Someone is slating your service on Instagram. Your intern* just posted bad language all over the company account. One of your employees has hopped on to defend you and made things even worse. What do you do?
You have a social media crisis policy, and you share it with all your employees, before it gets to this point.
A social media crisis policy prepares your business for the worst-case scenario before it happens. It ensures everyone is on the same page and no one accidently pours fuel on the fire. You need a responsible person, or team, who can and will handle social media issues.
Social Media Crisis policy – a template
[insert your business name here]Please follow these steps if you feel like there is something that might be a problem for [name of the business] on social media.
- LET US KNOW
- LET US ANSWER
- SHARE OR LIKE THE OFFICIAL RESPONSE
1 – Let [the responsible person] know.
Please update them at [email/phone/Slack etc]. What appears to be a crisis may not be but we always want to hear from you. You are our extra eyes and ears. We have management and escalation plans in place. We are prepared to handle an issue, whether we saw it first or not.
2 – Let us answer.
We really appreciate staff support around difficult issues but we need a clear and informative message to be the first reaction. So please let us give the response. We will make sure you know the official response and link to where it is. Sometimes it will take time to formulate the response, but we will keep staff updated on this wherever possible.
3 – Share or like the official response.
Give us a chance to respond. No matter how mad you feel. We understand. We might be mad too! It doesn’t help anyone to perpetuate trolling, disinformation or any other kind of unpleasantness. Help us to get clear info out. Email us and await for the response to go out on our official channels and/or where the crisis started.

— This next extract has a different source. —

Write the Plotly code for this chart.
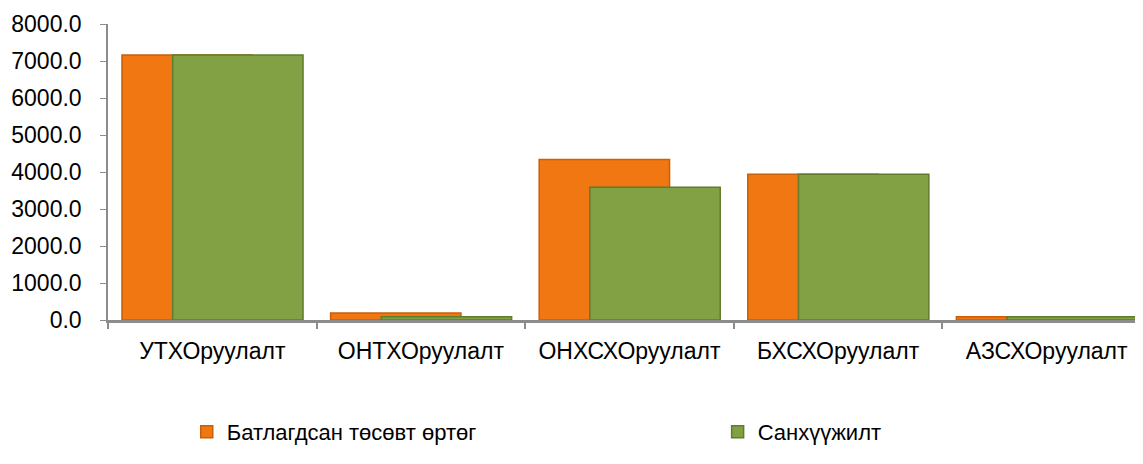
import plotly.graph_objects as go

categories = ["УТХОруулалт", "ОНТХОруулалт", "ОНХСХОруулалт", "БХСХОруулалт", "АЗСХОруулалт"]
approved_cost = [7160.0, 190.0, 4340.0, 3940.0, 90.0]
financing = [7160.0, 90.0, 3590.0, 3940.0, 85.0]
series_names = ["Батлагдсан төсөвт өртөг", "Санхүүжилт"]
y_ticks = [0, 1000, 2000, 3000, 4000, 5000, 6000, 7000, 8000]

FONT = "Liberation Sans, Arial, sans-serif"

fig = go.Figure()
fig.add_trace(go.Bar(
    x=categories, y=approved_cost, name=series_names[0],
    offset=-0.433, width=0.625, legend="legend",
    marker=dict(color="#F07712", line=dict(color="#C95F08", width=1.5)),
))
fig.add_trace(go.Bar(
    x=categories, y=financing, name=series_names[1],
    offset=-0.19, width=0.625, legend="legend2",
    marker=dict(color="#82A044", line=dict(color="#5F7D2C", width=1.5)),
))

legend_common = dict(
    orientation="h", yanchor="middle", y=-0.378, xanchor="left",
    font=dict(size=22, family=FONT, color="#000000"), itemwidth=30,
    bgcolor="rgba(0,0,0,0)",
)

fig.update_layout(
    width=1143, height=464,
    barmode="overlay",
    paper_bgcolor="white", plot_bgcolor="white",
    margin=dict(l=100, r=0, t=16, b=152, autoexpand=False),
    font=dict(family=FONT, size=22, color="#000000"),
    showlegend=True,
    legend=dict(x=0.0755, **legend_common),
    legend2=dict(x=0.5845, **legend_common),
    xaxis=dict(
        type="category", range=[-0.5, 4.5], automargin=False,
        showline=True, linecolor="#8C8C8C", linewidth=3,
        ticks="outside", tickson="boundaries", ticklen=6, tickwidth=2, tickcolor="#8C8C8C",
        showgrid=False, tickfont=dict(size=23, family=FONT, color="#000000"),
        ticklabelstandoff=8,
    ),
    yaxis=dict(
        range=[0, 8000], tickvals=y_ticks, tickformat=".1f", automargin=False,
        showline=True, linecolor="#8C8C8C", linewidth=1.5,
        ticks="outside", ticklen=6, tickwidth=1, tickcolor="#8C8C8C",
        showgrid=False, zeroline=False,
        tickfont=dict(size=23, family=FONT, color="#000000"),
        ticklabelstandoff=14,
    ),
)

fig.write_html("out.html")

Bonus tip! Interns and social media do not mix
* Do NOT let the intern do your social media unsupervised. While it’s tempting to assume everyone under the age of 25 was born with a smartphone in their hand, using social media personally and professionally are very different things. It’s one thing to suggest they create some content for you to review, don’t give them carte blanche to post at will.
Don’t have time to manage social media? Outsource to a professional or cut back to the one platform that really matters for you and make it work. Posting less, but well, is better than frequent and dull.